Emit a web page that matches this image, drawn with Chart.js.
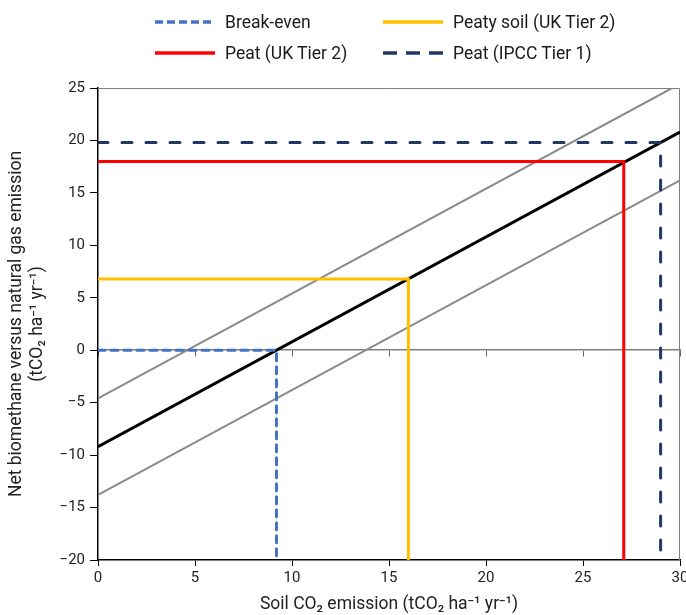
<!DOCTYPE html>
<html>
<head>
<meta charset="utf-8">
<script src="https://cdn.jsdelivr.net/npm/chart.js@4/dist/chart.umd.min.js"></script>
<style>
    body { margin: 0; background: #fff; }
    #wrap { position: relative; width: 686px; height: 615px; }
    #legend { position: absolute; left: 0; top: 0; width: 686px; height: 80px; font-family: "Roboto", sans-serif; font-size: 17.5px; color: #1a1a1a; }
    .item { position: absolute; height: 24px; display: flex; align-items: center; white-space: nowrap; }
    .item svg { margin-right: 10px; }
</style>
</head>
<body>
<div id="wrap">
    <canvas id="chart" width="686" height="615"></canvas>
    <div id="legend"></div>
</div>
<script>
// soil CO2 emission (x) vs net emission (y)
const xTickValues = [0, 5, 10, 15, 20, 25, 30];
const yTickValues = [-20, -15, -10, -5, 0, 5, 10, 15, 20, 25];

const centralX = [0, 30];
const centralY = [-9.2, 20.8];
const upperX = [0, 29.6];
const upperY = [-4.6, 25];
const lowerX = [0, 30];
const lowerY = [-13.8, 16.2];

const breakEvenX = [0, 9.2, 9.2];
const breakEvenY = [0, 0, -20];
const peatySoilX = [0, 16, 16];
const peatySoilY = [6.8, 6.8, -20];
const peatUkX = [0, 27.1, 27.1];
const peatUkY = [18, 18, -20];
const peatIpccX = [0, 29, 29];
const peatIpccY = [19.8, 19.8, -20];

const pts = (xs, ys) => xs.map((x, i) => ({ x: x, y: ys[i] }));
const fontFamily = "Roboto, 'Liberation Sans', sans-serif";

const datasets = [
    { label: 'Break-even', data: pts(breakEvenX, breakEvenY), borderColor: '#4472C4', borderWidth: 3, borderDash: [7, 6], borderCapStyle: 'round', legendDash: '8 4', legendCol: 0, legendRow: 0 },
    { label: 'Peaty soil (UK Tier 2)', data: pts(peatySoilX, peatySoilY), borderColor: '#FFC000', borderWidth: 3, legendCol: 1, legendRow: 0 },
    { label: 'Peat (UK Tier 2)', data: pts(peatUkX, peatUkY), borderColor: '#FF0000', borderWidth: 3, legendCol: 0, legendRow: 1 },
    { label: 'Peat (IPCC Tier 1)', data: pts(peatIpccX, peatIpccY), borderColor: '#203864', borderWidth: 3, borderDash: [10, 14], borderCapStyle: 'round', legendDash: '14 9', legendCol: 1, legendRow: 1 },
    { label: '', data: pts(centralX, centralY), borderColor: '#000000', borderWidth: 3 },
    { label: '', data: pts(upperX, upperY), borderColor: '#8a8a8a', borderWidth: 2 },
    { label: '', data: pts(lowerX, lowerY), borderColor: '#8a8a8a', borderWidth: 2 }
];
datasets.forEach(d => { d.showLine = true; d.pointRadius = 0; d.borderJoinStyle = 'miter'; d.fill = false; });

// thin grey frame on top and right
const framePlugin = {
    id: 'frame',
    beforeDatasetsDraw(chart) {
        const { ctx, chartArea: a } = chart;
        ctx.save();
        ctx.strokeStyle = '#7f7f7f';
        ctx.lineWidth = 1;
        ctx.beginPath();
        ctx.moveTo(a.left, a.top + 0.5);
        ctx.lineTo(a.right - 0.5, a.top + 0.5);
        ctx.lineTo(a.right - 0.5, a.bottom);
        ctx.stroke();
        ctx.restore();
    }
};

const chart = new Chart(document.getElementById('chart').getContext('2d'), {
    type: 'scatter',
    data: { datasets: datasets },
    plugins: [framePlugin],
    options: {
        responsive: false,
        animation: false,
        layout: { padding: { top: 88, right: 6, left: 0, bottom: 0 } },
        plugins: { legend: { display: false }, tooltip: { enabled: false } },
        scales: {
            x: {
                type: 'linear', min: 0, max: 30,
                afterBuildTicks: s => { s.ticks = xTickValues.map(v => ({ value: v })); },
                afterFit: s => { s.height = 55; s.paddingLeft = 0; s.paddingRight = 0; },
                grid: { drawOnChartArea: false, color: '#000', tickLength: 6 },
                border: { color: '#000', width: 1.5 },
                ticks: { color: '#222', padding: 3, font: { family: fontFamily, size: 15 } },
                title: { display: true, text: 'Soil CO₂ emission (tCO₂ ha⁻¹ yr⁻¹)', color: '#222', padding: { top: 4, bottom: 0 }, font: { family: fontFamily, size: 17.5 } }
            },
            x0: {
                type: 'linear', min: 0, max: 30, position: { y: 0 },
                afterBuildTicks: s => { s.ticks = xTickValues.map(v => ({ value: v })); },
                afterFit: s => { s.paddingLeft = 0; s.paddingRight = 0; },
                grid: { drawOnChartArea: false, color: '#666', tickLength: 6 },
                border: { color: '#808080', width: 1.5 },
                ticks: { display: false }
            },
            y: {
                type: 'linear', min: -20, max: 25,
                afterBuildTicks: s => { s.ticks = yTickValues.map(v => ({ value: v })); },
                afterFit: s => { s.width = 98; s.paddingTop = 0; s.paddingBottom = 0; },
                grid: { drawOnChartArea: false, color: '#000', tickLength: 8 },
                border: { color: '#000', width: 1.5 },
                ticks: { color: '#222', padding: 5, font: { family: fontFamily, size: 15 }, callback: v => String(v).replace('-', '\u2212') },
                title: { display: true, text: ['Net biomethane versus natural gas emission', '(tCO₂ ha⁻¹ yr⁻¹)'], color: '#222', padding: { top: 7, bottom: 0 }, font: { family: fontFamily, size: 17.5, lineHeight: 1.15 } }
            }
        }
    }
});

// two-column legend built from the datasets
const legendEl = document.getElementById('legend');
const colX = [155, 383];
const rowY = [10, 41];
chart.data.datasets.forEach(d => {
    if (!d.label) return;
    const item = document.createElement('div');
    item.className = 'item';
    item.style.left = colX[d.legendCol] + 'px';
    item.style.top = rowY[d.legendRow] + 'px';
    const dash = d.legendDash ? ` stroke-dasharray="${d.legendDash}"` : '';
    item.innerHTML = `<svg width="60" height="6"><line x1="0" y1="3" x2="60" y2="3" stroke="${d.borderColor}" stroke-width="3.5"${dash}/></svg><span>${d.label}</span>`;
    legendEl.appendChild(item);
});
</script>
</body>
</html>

_Written problem_
Without the pictures, repeat the listing above exactly.

_Reply to the task_
Emit a web page that matches this image, drawn with Chart.js.
<!DOCTYPE html>
<html>
<head>
<meta charset="utf-8">
<script src="https://cdn.jsdelivr.net/npm/chart.js@4/dist/chart.umd.min.js"></script>
<style>
    body { margin: 0; background: #fff; }
    #wrap { position: relative; width: 686px; height: 615px; }
    #legend { position: absolute; left: 0; top: 0; width: 686px; height: 80px; font-family: "Roboto", sans-serif; font-size: 17.5px; color: #1a1a1a; }
    .item { position: absolute; height: 24px; display: flex; align-items: center; white-space: nowrap; }
    .item svg { margin-right: 10px; }
</style>
</head>
<body>
<div id="wrap">
    <canvas id="chart" width="686" height="615"></canvas>
    <div id="legend"></div>
</div>
<script>
// soil CO2 emission (x) vs net emission (y)
const xTickValues = [0, 5, 10, 15, 20, 25, 30];
const yTickValues = [-20, -15, -10, -5, 0, 5, 10, 15, 20, 25];

const centralX = [0, 30];
const centralY = [-9.2, 20.8];
const upperX = [0, 29.6];
const upperY = [-4.6, 25];
const lowerX = [0, 30];
const lowerY = [-13.8, 16.2];

const breakEvenX = [0, 9.2, 9.2];
const breakEvenY = [0, 0, -20];
const peatySoilX = [0, 16, 16];
const peatySoilY = [6.8, 6.8, -20];
const peatUkX = [0, 27.1, 27.1];
const peatUkY = [18, 18, -20];
const peatIpccX = [0, 29, 29];
const peatIpccY = [19.8, 19.8, -20];

const pts = (xs, ys) => xs.map((x, i) => ({ x: x, y: ys[i] }));
const fontFamily = "Roboto, 'Liberation Sans', sans-serif";

const datasets = [
    { label: 'Break-even', data: pts(breakEvenX, breakEvenY), borderColor: '#4472C4', borderWidth: 3, borderDash: [7, 6], borderCapStyle: 'round', legendDash: '8 4', legendCol: 0, legendRow: 0 },
    { label: 'Peaty soil (UK Tier 2)', data: pts(peatySoilX, peatySoilY), borderColor: '#FFC000', borderWidth: 3, legendCol: 1, legendRow: 0 },
    { label: 'Peat (UK Tier 2)', data: pts(peatUkX, peatUkY), borderColor: '#FF0000', borderWidth: 3, legendCol: 0, legendRow: 1 },
    { label: 'Peat (IPCC Tier 1)', data: pts(peatIpccX, peatIpccY), borderColor: '#203864', borderWidth: 3, borderDash: [10, 14], borderCapStyle: 'round', legendDash: '14 9', legendCol: 1, legendRow: 1 },
    { label: '', data: pts(centralX, centralY), borderColor: '#000000', borderWidth: 3 },
    { label: '', data: pts(upperX, upperY), borderColor: '#8a8a8a', borderWidth: 2 },
    { label: '', data: pts(lowerX, lowerY), borderColor: '#8a8a8a', borderWidth: 2 }
];
datasets.forEach(d => { d.showLine = true; d.pointRadius = 0; d.borderJoinStyle = 'miter'; d.fill = false; });

// thin grey frame on top and right
const framePlugin = {
    id: 'frame',
    beforeDatasetsDraw(chart) {
        const { ctx, chartArea: a } = chart;
        ctx.save();
        ctx.strokeStyle = '#7f7f7f';
        ctx.lineWidth = 1;
        ctx.beginPath();
        ctx.moveTo(a.left, a.top + 0.5);
        ctx.lineTo(a.right - 0.5, a.top + 0.5);
        ctx.lineTo(a.right - 0.5, a.bottom);
        ctx.stroke();
        ctx.restore();
    }
};

const chart = new Chart(document.getElementById('chart').getContext('2d'), {
    type: 'scatter',
    data: { datasets: datasets },
    plugins: [framePlugin],
    options: {
        responsive: false,
        animation: false,
        layout: { padding: { top: 88, right: 6, left: 0, bottom: 0 } },
        plugins: { legend: { display: false }, tooltip: { enabled: false } },
        scales: {
            x: {
                type: 'linear', min: 0, max: 30,
                afterBuildTicks: s => { s.ticks = xTickValues.map(v => ({ value: v })); },
                afterFit: s => { s.height = 55; s.paddingLeft = 0; s.paddingRight = 0; },
                grid: { drawOnChartArea: false, color: '#000', tickLength: 6 },
                border: { color: '#000', width: 1.5 },
                ticks: { color: '#222', padding: 3, font: { family: fontFamily, size: 15 } },
                title: { display: true, text: 'Soil CO₂ emission (tCO₂ ha⁻¹ yr⁻¹)', color: '#222', padding: { top: 4, bottom: 0 }, font: { family: fontFamily, size: 17.5 } }
            },
            x0: {
                type: 'linear', min: 0, max: 30, position: { y: 0 },
                afterBuildTicks: s => { s.ticks = xTickValues.map(v => ({ value: v })); },
                afterFit: s => { s.paddingLeft = 0; s.paddingRight = 0; },
                grid: { drawOnChartArea: false, color: '#666', tickLength: 6 },
                border: { color: '#808080', width: 1.5 },
                ticks: { display: false }
            },
            y: {
                type: 'linear', min: -20, max: 25,
                afterBuildTicks: s => { s.ticks = yTickValues.map(v => ({ value: v })); },
                afterFit: s => { s.width = 98; s.paddingTop = 0; s.paddingBottom = 0; },
                grid: { drawOnChartArea: false, color: '#000', tickLength: 8 },
                border: { color: '#000', width: 1.5 },
                ticks: { color: '#222', padding: 5, font: { family: fontFamily, size: 15 }, callback: v => String(v).replace('-', '\u2212') },
                title: { display: true, text: ['Net biomethane versus natural gas emission', '(tCO₂ ha⁻¹ yr⁻¹)'], color: '#222', padding: { top: 7, bottom: 0 }, font: { family: fontFamily, size: 17.5, lineHeight: 1.15 } }
            }
        }
    }
});

// two-column legend built from the datasets
const legendEl = document.getElementById('legend');
const colX = [155, 383];
const rowY = [10, 41];
chart.data.datasets.forEach(d => {
    if (!d.label) return;
    const item = document.createElement('div');
    item.className = 'item';
    item.style.left = colX[d.legendCol] + 'px';
    item.style.top = rowY[d.legendRow] + 'px';
    const dash = d.legendDash ? ` stroke-dasharray="${d.legendDash}"` : '';
    item.innerHTML = `<svg width="60" height="6"><line x1="0" y1="3" x2="60" y2="3" stroke="${d.borderColor}" stroke-width="3.5"${dash}/></svg><span>${d.label}</span>`;
    legendEl.appendChild(item);
});
</script>
</body>
</html>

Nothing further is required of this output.